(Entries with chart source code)
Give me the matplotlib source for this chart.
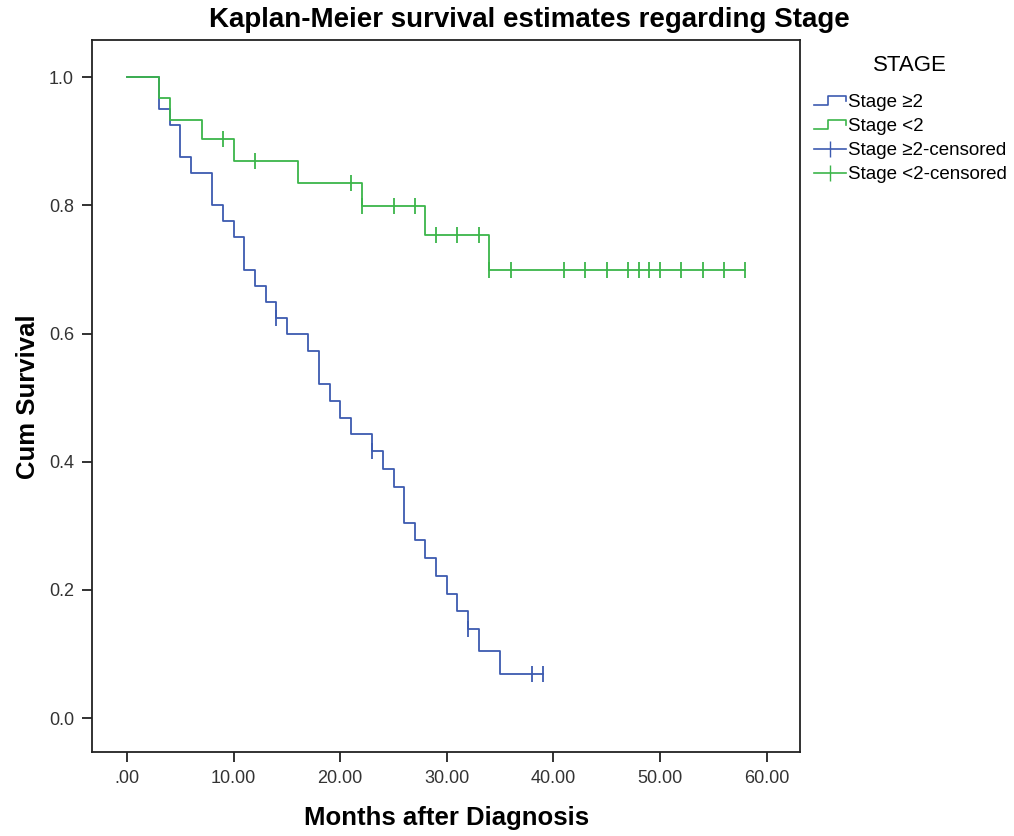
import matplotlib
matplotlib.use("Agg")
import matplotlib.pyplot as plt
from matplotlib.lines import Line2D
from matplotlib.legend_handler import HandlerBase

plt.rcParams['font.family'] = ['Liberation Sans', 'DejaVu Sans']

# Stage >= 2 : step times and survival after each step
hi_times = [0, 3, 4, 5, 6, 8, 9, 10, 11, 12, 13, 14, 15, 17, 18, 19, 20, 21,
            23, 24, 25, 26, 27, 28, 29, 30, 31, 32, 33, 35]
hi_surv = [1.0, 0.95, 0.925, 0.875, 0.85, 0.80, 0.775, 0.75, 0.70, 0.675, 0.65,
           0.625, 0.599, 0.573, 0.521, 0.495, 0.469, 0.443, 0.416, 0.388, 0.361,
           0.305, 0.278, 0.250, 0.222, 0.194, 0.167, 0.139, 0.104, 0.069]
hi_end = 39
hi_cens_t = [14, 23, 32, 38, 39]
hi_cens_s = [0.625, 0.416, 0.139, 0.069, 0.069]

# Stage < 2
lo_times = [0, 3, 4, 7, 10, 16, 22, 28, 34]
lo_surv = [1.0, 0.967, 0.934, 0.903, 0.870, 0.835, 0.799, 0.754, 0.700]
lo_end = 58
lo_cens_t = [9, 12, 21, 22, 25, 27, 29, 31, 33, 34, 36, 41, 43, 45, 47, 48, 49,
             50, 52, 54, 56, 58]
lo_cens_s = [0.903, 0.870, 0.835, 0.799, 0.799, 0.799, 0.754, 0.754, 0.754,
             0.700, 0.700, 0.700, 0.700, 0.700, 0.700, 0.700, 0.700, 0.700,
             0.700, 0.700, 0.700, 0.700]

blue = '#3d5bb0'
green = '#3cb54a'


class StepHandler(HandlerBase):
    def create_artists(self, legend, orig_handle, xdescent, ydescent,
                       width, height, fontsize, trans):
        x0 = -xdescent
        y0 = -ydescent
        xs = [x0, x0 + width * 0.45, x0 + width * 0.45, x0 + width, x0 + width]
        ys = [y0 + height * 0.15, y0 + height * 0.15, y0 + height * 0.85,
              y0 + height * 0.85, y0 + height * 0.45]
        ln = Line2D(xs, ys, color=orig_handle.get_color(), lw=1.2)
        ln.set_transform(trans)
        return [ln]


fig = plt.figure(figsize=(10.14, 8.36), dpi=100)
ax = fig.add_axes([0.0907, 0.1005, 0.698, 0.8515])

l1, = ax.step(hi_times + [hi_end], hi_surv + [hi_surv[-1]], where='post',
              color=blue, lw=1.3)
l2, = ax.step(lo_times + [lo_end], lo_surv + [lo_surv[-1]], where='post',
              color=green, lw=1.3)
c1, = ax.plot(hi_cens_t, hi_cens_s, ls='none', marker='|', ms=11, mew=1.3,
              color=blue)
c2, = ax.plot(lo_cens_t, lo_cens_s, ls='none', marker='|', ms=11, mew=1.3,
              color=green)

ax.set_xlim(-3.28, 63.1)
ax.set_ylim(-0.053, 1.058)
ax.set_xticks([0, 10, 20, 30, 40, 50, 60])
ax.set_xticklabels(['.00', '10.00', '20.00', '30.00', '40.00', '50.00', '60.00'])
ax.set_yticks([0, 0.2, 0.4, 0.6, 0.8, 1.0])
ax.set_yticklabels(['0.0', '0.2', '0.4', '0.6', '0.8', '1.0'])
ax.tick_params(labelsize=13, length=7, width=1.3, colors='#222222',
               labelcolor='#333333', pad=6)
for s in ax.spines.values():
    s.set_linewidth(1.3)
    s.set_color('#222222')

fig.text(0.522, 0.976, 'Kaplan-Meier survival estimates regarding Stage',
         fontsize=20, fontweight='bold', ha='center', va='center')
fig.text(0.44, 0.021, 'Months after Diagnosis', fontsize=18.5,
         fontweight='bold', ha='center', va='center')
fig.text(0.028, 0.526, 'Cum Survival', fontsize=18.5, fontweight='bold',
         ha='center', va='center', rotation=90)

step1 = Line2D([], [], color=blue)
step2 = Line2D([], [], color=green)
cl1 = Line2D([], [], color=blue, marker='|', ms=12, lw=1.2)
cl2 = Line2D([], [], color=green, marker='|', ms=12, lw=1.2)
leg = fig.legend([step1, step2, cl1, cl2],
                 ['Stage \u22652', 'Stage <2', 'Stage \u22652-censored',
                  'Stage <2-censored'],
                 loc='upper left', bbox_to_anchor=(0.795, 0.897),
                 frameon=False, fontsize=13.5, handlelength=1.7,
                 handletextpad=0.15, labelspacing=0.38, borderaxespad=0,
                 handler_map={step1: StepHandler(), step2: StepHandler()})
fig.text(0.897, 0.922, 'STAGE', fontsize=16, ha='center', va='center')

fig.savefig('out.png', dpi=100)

---

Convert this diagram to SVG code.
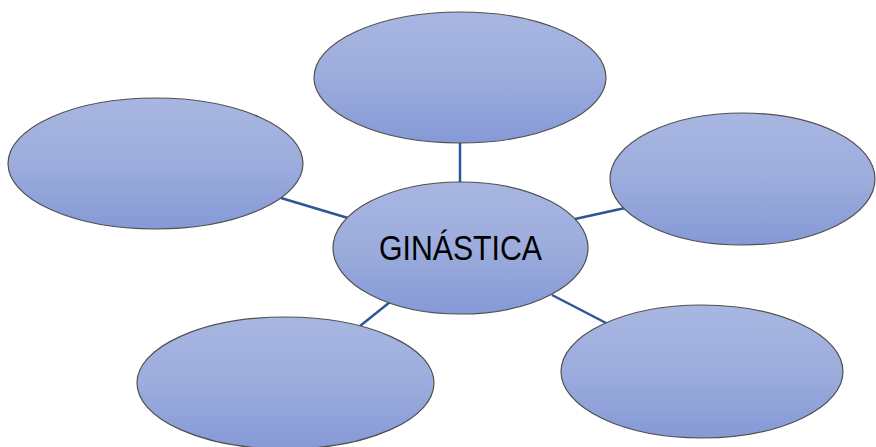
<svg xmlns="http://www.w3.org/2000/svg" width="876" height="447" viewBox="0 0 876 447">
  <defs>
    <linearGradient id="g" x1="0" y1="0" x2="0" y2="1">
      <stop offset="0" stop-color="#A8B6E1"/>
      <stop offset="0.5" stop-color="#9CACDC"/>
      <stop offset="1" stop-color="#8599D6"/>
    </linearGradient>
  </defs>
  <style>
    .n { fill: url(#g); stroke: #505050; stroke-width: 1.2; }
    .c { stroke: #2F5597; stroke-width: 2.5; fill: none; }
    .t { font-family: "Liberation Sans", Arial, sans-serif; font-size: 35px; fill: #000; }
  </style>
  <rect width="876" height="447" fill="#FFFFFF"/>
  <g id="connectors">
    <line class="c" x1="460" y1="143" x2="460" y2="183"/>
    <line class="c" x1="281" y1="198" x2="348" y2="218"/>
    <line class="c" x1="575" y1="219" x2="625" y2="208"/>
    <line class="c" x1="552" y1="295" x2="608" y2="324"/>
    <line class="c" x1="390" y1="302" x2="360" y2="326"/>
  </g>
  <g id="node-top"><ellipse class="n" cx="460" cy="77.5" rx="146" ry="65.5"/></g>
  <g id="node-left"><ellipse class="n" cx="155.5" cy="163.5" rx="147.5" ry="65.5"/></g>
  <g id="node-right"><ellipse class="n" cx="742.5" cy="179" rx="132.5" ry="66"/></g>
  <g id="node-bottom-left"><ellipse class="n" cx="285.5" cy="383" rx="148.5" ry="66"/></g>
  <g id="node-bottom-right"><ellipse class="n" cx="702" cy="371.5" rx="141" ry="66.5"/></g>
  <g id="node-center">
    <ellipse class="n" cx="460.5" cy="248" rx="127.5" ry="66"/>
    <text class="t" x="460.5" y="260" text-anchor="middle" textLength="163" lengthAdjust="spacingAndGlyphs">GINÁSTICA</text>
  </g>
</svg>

...

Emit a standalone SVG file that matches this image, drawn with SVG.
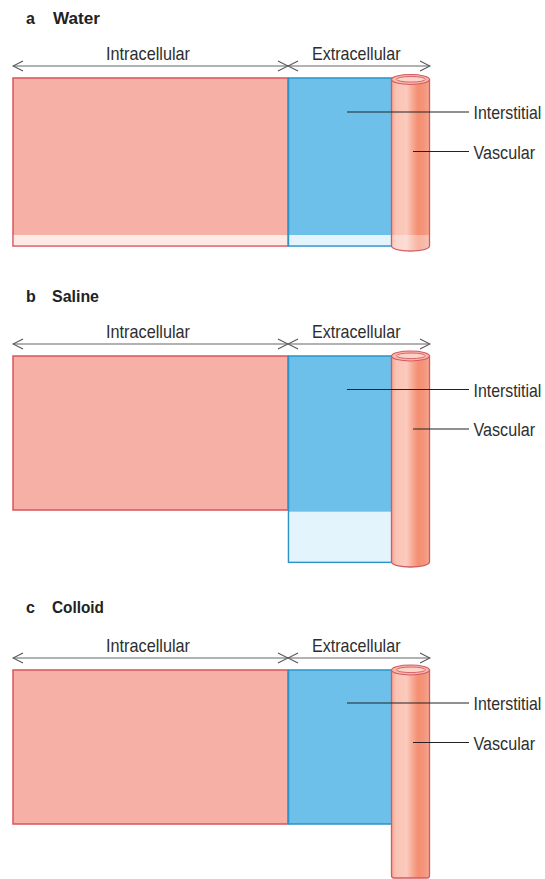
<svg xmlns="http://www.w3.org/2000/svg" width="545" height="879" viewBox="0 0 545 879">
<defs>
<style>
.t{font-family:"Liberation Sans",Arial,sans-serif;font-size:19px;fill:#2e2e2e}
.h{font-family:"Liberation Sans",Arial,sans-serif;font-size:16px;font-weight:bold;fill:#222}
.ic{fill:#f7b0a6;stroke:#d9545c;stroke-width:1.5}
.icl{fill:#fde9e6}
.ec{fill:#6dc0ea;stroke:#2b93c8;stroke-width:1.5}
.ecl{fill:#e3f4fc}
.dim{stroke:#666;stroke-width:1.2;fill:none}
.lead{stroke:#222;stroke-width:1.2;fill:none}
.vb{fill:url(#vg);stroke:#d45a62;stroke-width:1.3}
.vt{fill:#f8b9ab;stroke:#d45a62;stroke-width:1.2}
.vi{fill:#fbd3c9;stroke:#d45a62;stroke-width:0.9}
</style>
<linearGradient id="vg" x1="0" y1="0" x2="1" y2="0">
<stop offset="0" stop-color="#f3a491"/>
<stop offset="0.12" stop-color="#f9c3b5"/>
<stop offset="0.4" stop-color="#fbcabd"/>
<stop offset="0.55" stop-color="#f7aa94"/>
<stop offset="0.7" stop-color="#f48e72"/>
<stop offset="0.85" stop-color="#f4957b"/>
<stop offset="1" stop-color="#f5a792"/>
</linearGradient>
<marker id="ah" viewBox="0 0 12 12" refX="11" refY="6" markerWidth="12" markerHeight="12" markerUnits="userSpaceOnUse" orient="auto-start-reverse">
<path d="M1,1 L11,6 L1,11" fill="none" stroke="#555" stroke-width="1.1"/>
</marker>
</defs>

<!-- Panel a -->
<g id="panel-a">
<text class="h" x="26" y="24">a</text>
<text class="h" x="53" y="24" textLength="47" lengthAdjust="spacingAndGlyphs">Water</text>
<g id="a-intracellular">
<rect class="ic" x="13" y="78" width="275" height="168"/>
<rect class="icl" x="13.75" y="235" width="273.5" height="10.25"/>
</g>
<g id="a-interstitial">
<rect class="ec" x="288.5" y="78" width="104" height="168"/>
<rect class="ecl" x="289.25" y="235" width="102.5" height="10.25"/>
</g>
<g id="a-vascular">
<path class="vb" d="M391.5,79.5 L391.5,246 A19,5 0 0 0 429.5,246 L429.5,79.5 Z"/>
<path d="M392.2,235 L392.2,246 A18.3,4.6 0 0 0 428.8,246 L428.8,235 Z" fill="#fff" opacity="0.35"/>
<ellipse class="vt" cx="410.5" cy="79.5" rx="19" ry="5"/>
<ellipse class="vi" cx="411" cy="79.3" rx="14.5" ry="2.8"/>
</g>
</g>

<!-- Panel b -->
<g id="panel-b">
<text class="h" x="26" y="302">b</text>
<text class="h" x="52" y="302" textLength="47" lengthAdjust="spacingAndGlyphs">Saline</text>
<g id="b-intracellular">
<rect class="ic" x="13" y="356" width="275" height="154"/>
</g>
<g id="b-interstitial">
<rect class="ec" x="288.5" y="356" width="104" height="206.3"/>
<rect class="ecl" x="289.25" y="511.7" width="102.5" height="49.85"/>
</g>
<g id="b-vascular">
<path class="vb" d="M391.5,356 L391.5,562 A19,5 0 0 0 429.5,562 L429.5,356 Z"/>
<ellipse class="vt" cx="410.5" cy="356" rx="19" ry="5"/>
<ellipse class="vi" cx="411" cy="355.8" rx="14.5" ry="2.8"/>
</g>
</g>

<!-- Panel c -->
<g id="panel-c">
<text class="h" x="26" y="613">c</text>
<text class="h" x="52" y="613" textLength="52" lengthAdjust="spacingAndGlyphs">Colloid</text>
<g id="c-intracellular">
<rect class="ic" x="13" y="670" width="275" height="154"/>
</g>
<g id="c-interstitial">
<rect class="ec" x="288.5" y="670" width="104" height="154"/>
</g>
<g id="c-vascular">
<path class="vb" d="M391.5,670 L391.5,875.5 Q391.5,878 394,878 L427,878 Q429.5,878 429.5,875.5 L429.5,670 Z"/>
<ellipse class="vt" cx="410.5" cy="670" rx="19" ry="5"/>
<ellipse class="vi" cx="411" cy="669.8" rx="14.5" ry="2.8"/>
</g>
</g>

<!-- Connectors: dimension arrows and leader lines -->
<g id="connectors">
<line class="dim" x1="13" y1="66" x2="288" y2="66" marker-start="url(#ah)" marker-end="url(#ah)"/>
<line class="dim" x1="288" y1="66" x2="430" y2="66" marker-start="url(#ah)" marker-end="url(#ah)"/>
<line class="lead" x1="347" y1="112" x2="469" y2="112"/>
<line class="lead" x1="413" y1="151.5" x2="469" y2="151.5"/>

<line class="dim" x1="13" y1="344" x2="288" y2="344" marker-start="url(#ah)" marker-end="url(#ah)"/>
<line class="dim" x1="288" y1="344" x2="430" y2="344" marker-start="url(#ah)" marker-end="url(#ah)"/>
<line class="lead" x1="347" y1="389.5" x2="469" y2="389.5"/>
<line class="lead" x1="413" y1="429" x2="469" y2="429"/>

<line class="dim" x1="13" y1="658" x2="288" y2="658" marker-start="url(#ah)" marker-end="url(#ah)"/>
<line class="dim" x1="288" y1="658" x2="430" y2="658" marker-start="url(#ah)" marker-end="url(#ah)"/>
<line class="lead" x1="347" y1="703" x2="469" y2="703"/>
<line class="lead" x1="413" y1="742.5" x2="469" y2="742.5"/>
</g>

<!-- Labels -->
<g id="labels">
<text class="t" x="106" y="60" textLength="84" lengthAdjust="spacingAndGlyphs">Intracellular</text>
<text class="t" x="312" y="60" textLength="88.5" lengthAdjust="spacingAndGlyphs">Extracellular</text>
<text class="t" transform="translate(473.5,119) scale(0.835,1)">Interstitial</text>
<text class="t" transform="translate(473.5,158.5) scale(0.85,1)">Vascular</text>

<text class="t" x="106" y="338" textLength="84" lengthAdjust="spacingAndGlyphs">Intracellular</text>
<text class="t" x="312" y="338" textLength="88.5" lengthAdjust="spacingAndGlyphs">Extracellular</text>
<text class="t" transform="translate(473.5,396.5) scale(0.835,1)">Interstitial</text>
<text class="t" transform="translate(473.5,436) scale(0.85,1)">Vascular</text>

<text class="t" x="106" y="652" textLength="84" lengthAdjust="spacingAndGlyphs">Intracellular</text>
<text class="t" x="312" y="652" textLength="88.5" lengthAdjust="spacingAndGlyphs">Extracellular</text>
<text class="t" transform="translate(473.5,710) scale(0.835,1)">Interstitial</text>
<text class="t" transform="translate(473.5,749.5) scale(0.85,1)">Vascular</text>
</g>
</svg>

Exercise →
Print everything from the line with "Give me the matplotlib source for this chart." down to the line with "plt.rcParams['font.family'] = ['Liberation" in the entries above, both lines included and nothing more, without the pictures.

The reply →
Give me the matplotlib source for this chart.
import matplotlib
matplotlib.use("Agg")
import matplotlib.pyplot as plt
from matplotlib.lines import Line2D
from matplotlib.legend_handler import HandlerBase

plt.rcParams['font.family'] = ['Liberation Sans', 'DejaVu Sans']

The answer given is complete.